Duprie started her blog Damsel in Dior in 2011, and has partnered with a number of brands, including Amazon Fashion, Splendid and The Odells.
Over the years she’s written about the newest Dior bag, Cabo vacation style and styling tips for family photos, but also social media FOMO and anxiety, managing ADD and her fear of flying. That honesty has resonated with fans, including those who bought her book, “Liking Myself Back: An Influencer’s Journey From Self-Doubt to Self-Acceptance,” published by Park Row in June.
“Everyone has seasons in their lives. Some seasons have been amazing and outrageous, like going to Paris and going to the Dior and Chanel shows. And some have been gut-wrenching and hard, like writing the book, where I had to go back to emotional moments. But now I’ve graduated. This is my next act,” she said, adding that she plans to cut back her social media content, and won’t sell the book in the Wyeth store.
Duprie has also chronicled her home renovations extensively online, including a Lake Arrowhead project. She tapped interior designer Martha Mulholland for that and for the new Wyeth store, which has a Spanish Colonial feel, with warm stucco walls, reclaimed brick floors, a fireplace, custom chandelier fabricated from native plants, flowers and cotton bolls (a nod to Duprie’s roots as the daughter of a Texas cotton farmer).
“My aunt had a store in Chicago where I worked during college,” she said of cutting her teeth at Celeste Turner, adding that, amusingly, that store actually stocked Velvet by Graham and Spencer T-shirts. “Despite my history in social media, I like seeing people and helping them in the dressing room.”
The Wyeth launch collection (named after a favorite Andrew Wyeth quote, “I paint my life”) is comprised of 14 stock keeping units.

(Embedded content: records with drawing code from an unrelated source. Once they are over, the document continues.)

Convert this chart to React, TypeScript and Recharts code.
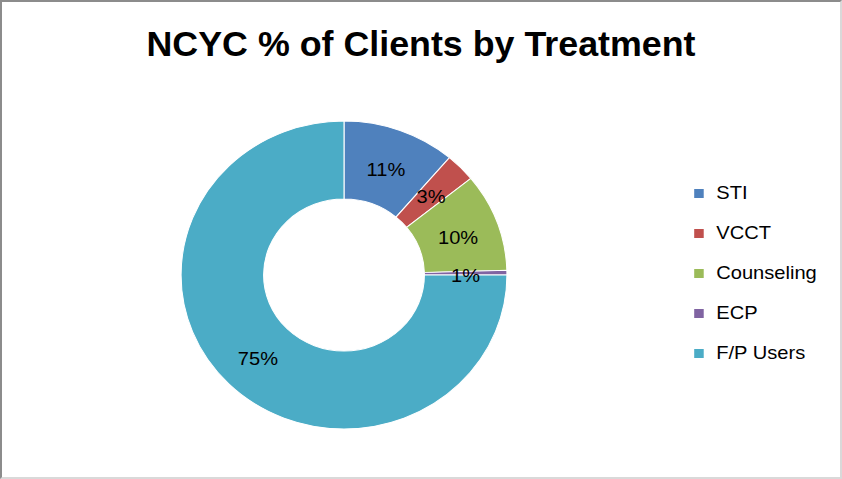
import React from "react";
import { PieChart, Pie, Cell, Legend } from "recharts";

const categories = ["STI", "VCCT", "Counseling", "ECP", "F/P Users"];
const shares = [11.2, 3.0, 10.3, 0.5, 75.0];
const colors = ["#4F81BD", "#C0504D", "#9BBB59", "#8064A2", "#4BACC6"];
const title = "NCYC % of Clients by Treatment";

const data = categories.map((name, i) => ({ name, value: shares[i] }));

const FONT = "'Liberation Sans', 'DejaVu Sans', sans-serif";
const RAD = Math.PI / 180;
const SX = 1.058;
const CX = 344;

const renderLabel = (props: any) => {
  const { cx, cy, midAngle, innerRadius, outerRadius, value } = props;
  const r = (innerRadius + outerRadius) / 2;
  const x = cx + r * Math.cos(-midAngle * RAD);
  const y = cy + r * Math.sin(-midAngle * RAD) + 2;
  return (
    <text
      x={x}
      y={y}
      textAnchor="middle"
      dominantBaseline="central"
      fill="#000"
      fontSize={19}
      fontFamily={FONT}
    >
      {`${Math.round(value)}%`}
    </text>
  );
};

const renderLegend = (props: any) => {
  const payload = (props.payload || []).slice();
  const order = (n: string) => categories.indexOf(n);
  payload.sort((a: any, b: any) => order(a.value) - order(b.value));
  return (
    <div style={{ fontFamily: FONT, fontSize: 19, color: "#000" }}>
      {payload.map((p: any, i: number) => (
        <div
          key={i}
          style={{ display: "flex", alignItems: "center", height: 40 }}
        >
          <span
            style={{
              display: "inline-block",
              width: 9,
              height: 9,
              background: colors[order(p.value)] || p.color,
              marginRight: 12,
            }}
          />
          <span style={{ whiteSpace: "nowrap" }}>{p.value}</span>
        </div>
      ))}
    </div>
  );
};

export default function App() {
  return (
    <div
      style={{
        position: "absolute",
        left: 0,
        top: 0,
        width: 842,
        height: 479,
        boxSizing: "border-box",
        borderLeft: "2px solid #8c8c8c",
        borderTop: "2px solid #8c8c8c",
        borderRight: "2px solid #d9d9d9",
        borderBottom: "2px solid #d9d9d9",
        background: "#fff",
        overflow: "hidden",
      }}
    >
      <div
        style={{
          position: "absolute",
          left: -2,
          top: 22,
          width: 842,
          textAlign: "center",
          fontFamily: FONT,
          fontWeight: "bold",
          fontSize: 35.8,
          color: "#000",
        }}
      >
        {title}
      </div>
      <div
        style={{
          position: "absolute",
          left: -2,
          top: -2,
          transform: `scaleX(${SX})`,
          transformOrigin: `${CX}px 0`,
        }}
      >
        <PieChart width={842} height={479}>
          <Pie
            data={data}
            dataKey="value"
            nameKey="name"
            cx={CX - 5}
            cy={270}
            outerRadius={154}
            innerRadius={76}
            startAngle={90}
            endAngle={-270}
            stroke="#fff"
            strokeWidth={1}
            label={renderLabel}
            labelLine={false}
            isAnimationActive={false}
          >
            {data.map((d, i) => (
              <Cell key={d.name} fill={colors[i]} />
            ))}
          </Pie>
          <Legend
            layout="vertical"
            verticalAlign="top"
            align="right"
            content={renderLegend}
            wrapperStyle={{ left: CX + (694 - CX) / SX, top: 173, width: 140 }}
          />
        </PieChart>
      </div>
    </div>
  );
}
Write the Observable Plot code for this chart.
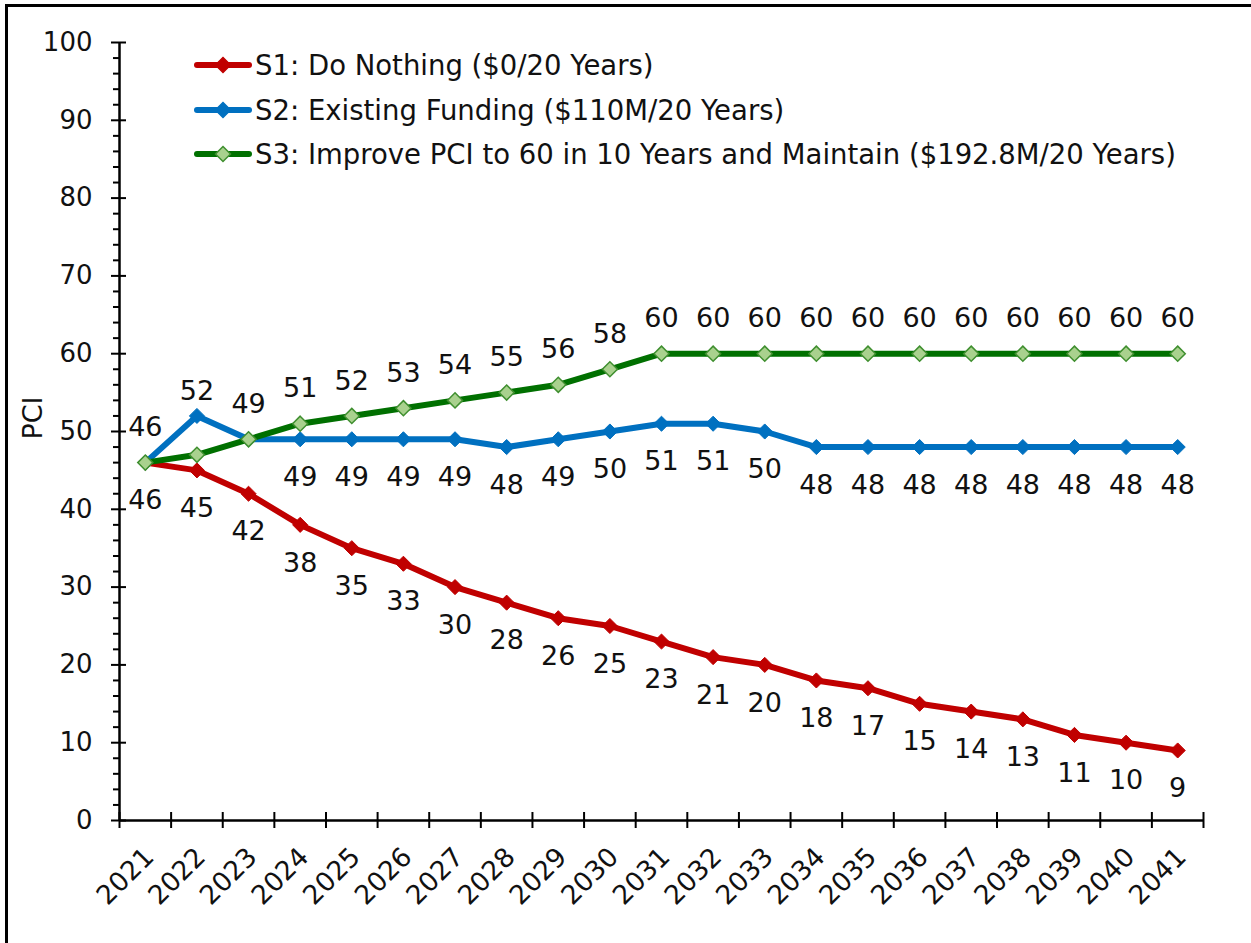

Duprie’s favorite is the Santa Ynez barn jacket, with pockets lined in corduroy “so when you put your hand in its cozy,” she said. “And I like snaps, I’m a no-fuss kind of girl.”
As the range grows, she intends to keep prices low, ideally under $550. “I know my followers, and I know what they want to invest in…so I tried to let my metrics and analytics inform my decision-making in terms of the prices, and the pieces we’re designing,” she said of the collection, which is produced in Italy and China. The line will expand into silk separates, more dresses and accessories in the next year, all with the kind of California city-country lifestyle vibe that’s proven bankable with L.A. labels Jenni Kayne and The Great.
In addition to Wyeth, the store features vintage candlesticks and ceramics curated by Mulholland, and a selection of third-party goods, including wood jewelry by Sophie Monet, velvet headbands by Jennifer Behr, denim by AGolde, dresses by Merlette, boots by Aeyde and more.
Duprie will be looking to other influencers and social media platforms to help promote Wyeth.
“I love that more than me, me, me,” she said of becoming more behind-the-scenes. “I just started to TikTok, I’m almost 40, but I’m trying to have fun with it and be stupid and silly. After a few glasses of Chardonnay, it’s easier,” she laughed.
Wyeth has several upcoming collaborations planned, including with Lake Pajamas, Janessa Leone hats and a childrenswear range for summer. And Duprie hopes her second store will be in Runyon Group’s The Post in Montecito.
“I have big dreams for the brand. I’d be willing to wholesale it when we are ready. The first five years will be telling in terms of scaleability,” Duprie said. “But in 10 years, I hope to be a household name.”